→ **Dataset content**:
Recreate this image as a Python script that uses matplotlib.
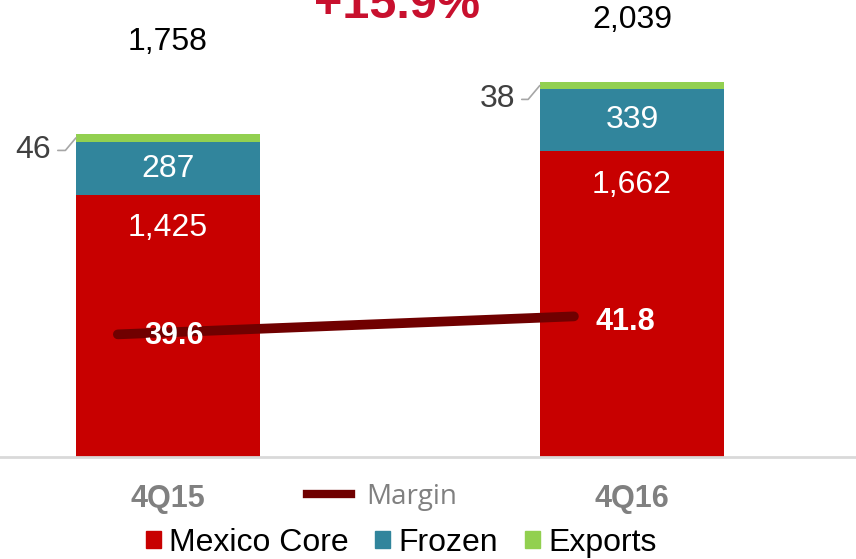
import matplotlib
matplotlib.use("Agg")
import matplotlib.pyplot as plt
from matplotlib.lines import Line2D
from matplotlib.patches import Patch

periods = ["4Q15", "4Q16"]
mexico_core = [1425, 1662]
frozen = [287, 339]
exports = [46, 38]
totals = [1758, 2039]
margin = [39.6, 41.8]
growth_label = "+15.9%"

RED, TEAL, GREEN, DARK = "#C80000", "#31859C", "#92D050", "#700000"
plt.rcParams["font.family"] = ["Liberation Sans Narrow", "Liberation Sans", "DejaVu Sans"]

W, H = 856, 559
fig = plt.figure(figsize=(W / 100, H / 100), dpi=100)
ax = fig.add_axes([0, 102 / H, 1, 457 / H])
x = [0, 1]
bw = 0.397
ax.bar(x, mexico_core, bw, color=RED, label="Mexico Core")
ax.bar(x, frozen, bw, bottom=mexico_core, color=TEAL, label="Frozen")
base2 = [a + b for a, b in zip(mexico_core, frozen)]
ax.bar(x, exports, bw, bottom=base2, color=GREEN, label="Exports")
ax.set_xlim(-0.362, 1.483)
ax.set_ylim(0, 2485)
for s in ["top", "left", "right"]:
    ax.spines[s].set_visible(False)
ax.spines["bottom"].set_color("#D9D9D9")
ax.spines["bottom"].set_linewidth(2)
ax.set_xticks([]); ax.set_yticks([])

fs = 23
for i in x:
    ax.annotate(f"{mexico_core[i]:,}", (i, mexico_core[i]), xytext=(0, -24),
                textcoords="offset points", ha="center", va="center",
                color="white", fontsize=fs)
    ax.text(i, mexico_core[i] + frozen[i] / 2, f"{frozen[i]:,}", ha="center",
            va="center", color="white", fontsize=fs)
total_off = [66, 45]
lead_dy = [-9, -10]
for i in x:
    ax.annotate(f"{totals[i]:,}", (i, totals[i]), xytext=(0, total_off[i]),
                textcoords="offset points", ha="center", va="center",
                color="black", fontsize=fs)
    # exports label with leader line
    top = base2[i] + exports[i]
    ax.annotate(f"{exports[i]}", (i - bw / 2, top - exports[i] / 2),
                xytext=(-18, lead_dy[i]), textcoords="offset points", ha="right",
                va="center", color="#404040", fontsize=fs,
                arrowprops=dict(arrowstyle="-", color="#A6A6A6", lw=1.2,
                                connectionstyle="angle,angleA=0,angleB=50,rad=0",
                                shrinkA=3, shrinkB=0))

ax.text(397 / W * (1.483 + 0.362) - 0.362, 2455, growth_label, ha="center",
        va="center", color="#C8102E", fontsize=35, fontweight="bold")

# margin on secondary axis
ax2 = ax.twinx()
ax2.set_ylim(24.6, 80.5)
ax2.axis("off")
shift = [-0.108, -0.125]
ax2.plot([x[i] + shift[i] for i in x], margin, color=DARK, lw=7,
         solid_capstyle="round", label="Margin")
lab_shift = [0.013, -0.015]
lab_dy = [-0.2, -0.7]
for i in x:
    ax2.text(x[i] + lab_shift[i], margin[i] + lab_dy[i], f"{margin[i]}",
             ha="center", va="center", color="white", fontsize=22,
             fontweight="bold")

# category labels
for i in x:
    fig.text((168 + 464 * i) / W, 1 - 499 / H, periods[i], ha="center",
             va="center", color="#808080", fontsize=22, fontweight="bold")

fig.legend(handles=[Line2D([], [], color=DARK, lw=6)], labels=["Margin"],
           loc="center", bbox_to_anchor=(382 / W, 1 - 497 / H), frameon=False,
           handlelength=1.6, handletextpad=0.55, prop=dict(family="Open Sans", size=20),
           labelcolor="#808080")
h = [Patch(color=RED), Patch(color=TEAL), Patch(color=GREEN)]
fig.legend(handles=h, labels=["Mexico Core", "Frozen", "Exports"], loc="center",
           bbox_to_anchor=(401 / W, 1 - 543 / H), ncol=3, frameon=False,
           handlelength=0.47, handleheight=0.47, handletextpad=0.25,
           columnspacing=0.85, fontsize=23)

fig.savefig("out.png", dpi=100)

→ **Aim of the task**:
Repeat the lines above, starting at the first and stopping after the line that holds "ax.set_xticks([]); ax.set_yticks([])", with the pictures left out.

→ **Exercise result**:
Recreate this image as a Python script that uses matplotlib.
import matplotlib
matplotlib.use("Agg")
import matplotlib.pyplot as plt
from matplotlib.lines import Line2D
from matplotlib.patches import Patch

periods = ["4Q15", "4Q16"]
mexico_core = [1425, 1662]
frozen = [287, 339]
exports = [46, 38]
totals = [1758, 2039]
margin = [39.6, 41.8]
growth_label = "+15.9%"

RED, TEAL, GREEN, DARK = "#C80000", "#31859C", "#92D050", "#700000"
plt.rcParams["font.family"] = ["Liberation Sans Narrow", "Liberation Sans", "DejaVu Sans"]

W, H = 856, 559
fig = plt.figure(figsize=(W / 100, H / 100), dpi=100)
ax = fig.add_axes([0, 102 / H, 1, 457 / H])
x = [0, 1]
bw = 0.397
ax.bar(x, mexico_core, bw, color=RED, label="Mexico Core")
ax.bar(x, frozen, bw, bottom=mexico_core, color=TEAL, label="Frozen")
base2 = [a + b for a, b in zip(mexico_core, frozen)]
ax.bar(x, exports, bw, bottom=base2, color=GREEN, label="Exports")
ax.set_xlim(-0.362, 1.483)
ax.set_ylim(0, 2485)
for s in ["top", "left", "right"]:
    ax.spines[s].set_visible(False)
ax.spines["bottom"].set_color("#D9D9D9")
ax.spines["bottom"].set_linewidth(2)
ax.set_xticks([]); ax.set_yticks([])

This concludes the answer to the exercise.